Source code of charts
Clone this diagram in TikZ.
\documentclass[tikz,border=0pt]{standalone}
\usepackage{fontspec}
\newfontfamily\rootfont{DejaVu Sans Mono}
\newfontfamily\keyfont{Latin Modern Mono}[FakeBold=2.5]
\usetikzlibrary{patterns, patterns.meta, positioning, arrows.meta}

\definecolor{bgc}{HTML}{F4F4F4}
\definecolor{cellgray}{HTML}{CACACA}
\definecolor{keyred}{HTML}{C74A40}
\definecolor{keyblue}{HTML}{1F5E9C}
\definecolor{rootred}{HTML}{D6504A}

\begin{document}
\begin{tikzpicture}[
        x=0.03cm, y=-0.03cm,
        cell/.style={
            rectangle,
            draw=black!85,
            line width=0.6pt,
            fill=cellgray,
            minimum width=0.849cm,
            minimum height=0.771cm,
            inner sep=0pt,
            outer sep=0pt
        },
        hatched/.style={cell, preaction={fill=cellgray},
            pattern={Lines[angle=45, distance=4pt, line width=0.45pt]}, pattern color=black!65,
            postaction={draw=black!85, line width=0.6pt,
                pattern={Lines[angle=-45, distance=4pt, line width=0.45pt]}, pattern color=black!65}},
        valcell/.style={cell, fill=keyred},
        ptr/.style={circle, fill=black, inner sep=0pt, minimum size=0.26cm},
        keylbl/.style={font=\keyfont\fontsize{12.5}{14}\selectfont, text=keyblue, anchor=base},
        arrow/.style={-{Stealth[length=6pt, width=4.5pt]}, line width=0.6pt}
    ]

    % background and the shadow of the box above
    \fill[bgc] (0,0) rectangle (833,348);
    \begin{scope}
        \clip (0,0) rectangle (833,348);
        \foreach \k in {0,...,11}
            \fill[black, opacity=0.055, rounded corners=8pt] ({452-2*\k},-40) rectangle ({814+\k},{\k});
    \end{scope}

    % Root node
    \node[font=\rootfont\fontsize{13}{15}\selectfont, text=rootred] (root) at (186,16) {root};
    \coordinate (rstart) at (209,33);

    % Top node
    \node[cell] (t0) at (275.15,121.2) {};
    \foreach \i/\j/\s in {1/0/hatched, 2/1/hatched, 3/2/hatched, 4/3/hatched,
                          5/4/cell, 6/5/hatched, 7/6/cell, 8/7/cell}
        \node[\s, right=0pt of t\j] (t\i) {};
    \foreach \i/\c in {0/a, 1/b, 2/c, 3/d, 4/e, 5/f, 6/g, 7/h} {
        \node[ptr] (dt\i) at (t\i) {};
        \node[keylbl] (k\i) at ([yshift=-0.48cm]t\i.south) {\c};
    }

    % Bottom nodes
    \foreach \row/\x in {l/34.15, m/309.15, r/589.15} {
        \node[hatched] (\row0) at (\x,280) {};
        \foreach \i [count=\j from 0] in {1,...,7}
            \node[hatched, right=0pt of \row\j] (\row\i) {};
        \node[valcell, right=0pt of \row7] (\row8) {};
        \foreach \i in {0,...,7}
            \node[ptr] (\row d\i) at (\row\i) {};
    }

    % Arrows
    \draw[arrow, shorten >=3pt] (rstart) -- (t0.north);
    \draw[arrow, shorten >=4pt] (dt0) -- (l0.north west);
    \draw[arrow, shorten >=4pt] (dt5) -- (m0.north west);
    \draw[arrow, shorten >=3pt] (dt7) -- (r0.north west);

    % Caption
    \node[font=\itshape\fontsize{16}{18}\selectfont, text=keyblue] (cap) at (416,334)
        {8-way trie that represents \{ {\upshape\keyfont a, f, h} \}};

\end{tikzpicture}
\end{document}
---
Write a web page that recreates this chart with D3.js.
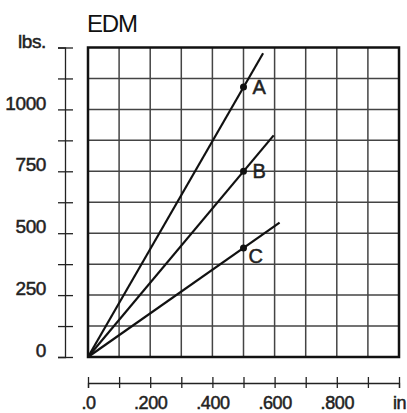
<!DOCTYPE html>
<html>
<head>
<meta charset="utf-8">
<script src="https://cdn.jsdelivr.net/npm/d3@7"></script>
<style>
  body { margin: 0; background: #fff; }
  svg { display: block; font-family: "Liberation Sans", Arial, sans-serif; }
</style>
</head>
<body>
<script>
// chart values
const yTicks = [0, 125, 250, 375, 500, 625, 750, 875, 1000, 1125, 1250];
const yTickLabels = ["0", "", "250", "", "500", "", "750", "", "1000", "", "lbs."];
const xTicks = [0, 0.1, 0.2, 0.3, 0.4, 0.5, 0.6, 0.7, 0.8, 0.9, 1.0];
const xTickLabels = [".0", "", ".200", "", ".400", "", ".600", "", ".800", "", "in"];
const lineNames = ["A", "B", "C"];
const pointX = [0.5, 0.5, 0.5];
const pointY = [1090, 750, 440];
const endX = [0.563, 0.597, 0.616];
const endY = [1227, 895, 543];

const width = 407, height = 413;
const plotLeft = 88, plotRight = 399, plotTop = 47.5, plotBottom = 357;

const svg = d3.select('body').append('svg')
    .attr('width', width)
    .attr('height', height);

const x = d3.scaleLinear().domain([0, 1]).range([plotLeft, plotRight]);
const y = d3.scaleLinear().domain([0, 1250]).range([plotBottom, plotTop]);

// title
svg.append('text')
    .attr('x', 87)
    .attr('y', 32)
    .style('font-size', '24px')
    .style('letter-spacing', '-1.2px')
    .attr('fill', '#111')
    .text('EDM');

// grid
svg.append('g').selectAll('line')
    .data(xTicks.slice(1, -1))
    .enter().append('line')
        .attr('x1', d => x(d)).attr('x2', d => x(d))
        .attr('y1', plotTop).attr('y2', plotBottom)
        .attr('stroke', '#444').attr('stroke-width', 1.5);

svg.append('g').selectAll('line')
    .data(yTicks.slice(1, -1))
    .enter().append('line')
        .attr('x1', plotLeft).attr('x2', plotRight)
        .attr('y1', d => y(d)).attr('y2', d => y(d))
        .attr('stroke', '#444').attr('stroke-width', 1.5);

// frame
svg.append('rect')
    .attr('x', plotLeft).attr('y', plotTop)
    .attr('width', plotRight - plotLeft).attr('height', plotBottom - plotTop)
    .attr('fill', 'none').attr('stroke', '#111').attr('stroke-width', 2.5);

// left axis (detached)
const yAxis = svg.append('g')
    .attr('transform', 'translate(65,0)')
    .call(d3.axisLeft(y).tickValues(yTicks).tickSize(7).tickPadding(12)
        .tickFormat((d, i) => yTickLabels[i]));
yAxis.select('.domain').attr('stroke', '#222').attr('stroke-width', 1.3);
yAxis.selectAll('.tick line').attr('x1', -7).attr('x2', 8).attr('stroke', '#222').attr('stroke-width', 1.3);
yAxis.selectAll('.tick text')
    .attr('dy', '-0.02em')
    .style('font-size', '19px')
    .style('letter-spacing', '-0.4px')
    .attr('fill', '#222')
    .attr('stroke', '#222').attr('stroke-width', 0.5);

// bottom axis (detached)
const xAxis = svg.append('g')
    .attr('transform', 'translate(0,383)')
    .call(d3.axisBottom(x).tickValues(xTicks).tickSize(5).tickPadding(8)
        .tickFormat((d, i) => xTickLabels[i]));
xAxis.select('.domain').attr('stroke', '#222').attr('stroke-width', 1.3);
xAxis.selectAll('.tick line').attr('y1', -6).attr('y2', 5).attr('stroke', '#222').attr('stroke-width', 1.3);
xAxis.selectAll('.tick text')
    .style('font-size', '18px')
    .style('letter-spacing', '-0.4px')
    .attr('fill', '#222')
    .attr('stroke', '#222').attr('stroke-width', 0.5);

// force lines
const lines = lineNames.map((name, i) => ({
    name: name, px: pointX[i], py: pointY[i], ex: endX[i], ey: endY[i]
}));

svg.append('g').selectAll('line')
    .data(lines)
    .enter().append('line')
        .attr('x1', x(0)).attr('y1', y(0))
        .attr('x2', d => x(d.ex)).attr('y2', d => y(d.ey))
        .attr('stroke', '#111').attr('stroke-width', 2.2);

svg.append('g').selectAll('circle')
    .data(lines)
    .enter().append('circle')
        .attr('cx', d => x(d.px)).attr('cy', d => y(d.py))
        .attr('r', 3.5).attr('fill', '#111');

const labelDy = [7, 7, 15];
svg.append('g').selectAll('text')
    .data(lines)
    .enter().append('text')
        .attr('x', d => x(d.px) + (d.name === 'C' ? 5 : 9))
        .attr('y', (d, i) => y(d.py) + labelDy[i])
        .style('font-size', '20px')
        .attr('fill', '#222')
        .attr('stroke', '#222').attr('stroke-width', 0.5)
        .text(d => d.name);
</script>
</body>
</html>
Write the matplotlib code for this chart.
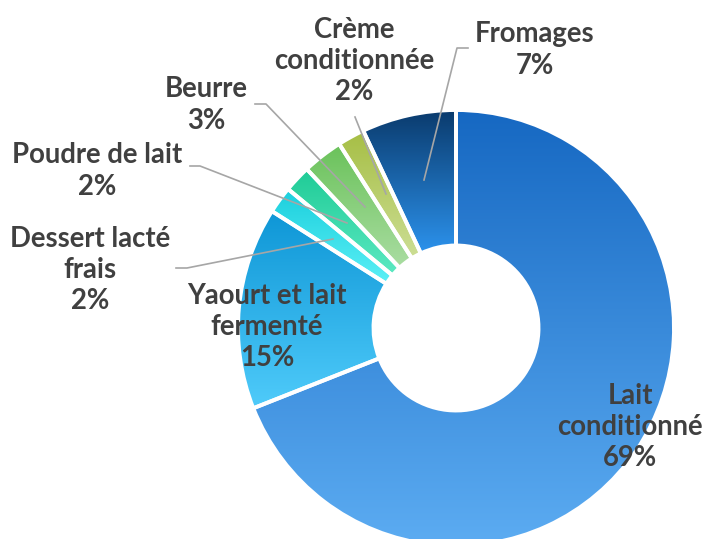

• What to do
Repeat exactly the lines from the one containing "Clone this diagram in TikZ." to the one containing "(rstart) at (209,33);", both lines included, and nothing else.

• Completed exercise
Clone this diagram in TikZ.
\documentclass[tikz,border=0pt]{standalone}
\usepackage{fontspec}
\newfontfamily\rootfont{DejaVu Sans Mono}
\newfontfamily\keyfont{Latin Modern Mono}[FakeBold=2.5]
\usetikzlibrary{patterns, patterns.meta, positioning, arrows.meta}

\definecolor{bgc}{HTML}{F4F4F4}
\definecolor{cellgray}{HTML}{CACACA}
\definecolor{keyred}{HTML}{C74A40}
\definecolor{keyblue}{HTML}{1F5E9C}
\definecolor{rootred}{HTML}{D6504A}

\begin{document}
\begin{tikzpicture}[
        x=0.03cm, y=-0.03cm,
        cell/.style={
            rectangle,
            draw=black!85,
            line width=0.6pt,
            fill=cellgray,
            minimum width=0.849cm,
            minimum height=0.771cm,
            inner sep=0pt,
            outer sep=0pt
        },
        hatched/.style={cell, preaction={fill=cellgray},
            pattern={Lines[angle=45, distance=4pt, line width=0.45pt]}, pattern color=black!65,
            postaction={draw=black!85, line width=0.6pt,
                pattern={Lines[angle=-45, distance=4pt, line width=0.45pt]}, pattern color=black!65}},
        valcell/.style={cell, fill=keyred},
        ptr/.style={circle, fill=black, inner sep=0pt, minimum size=0.26cm},
        keylbl/.style={font=\keyfont\fontsize{12.5}{14}\selectfont, text=keyblue, anchor=base},
        arrow/.style={-{Stealth[length=6pt, width=4.5pt]}, line width=0.6pt}
    ]

    % background and the shadow of the box above
    \fill[bgc] (0,0) rectangle (833,348);
    \begin{scope}
        \clip (0,0) rectangle (833,348);
        \foreach \k in {0,...,11}
            \fill[black, opacity=0.055, rounded corners=8pt] ({452-2*\k},-40) rectangle ({814+\k},{\k});
    \end{scope}

    % Root node
    \node[font=\rootfont\fontsize{13}{15}\selectfont, text=rootred] (root) at (186,16) {root};
    \coordinate (rstart) at (209,33);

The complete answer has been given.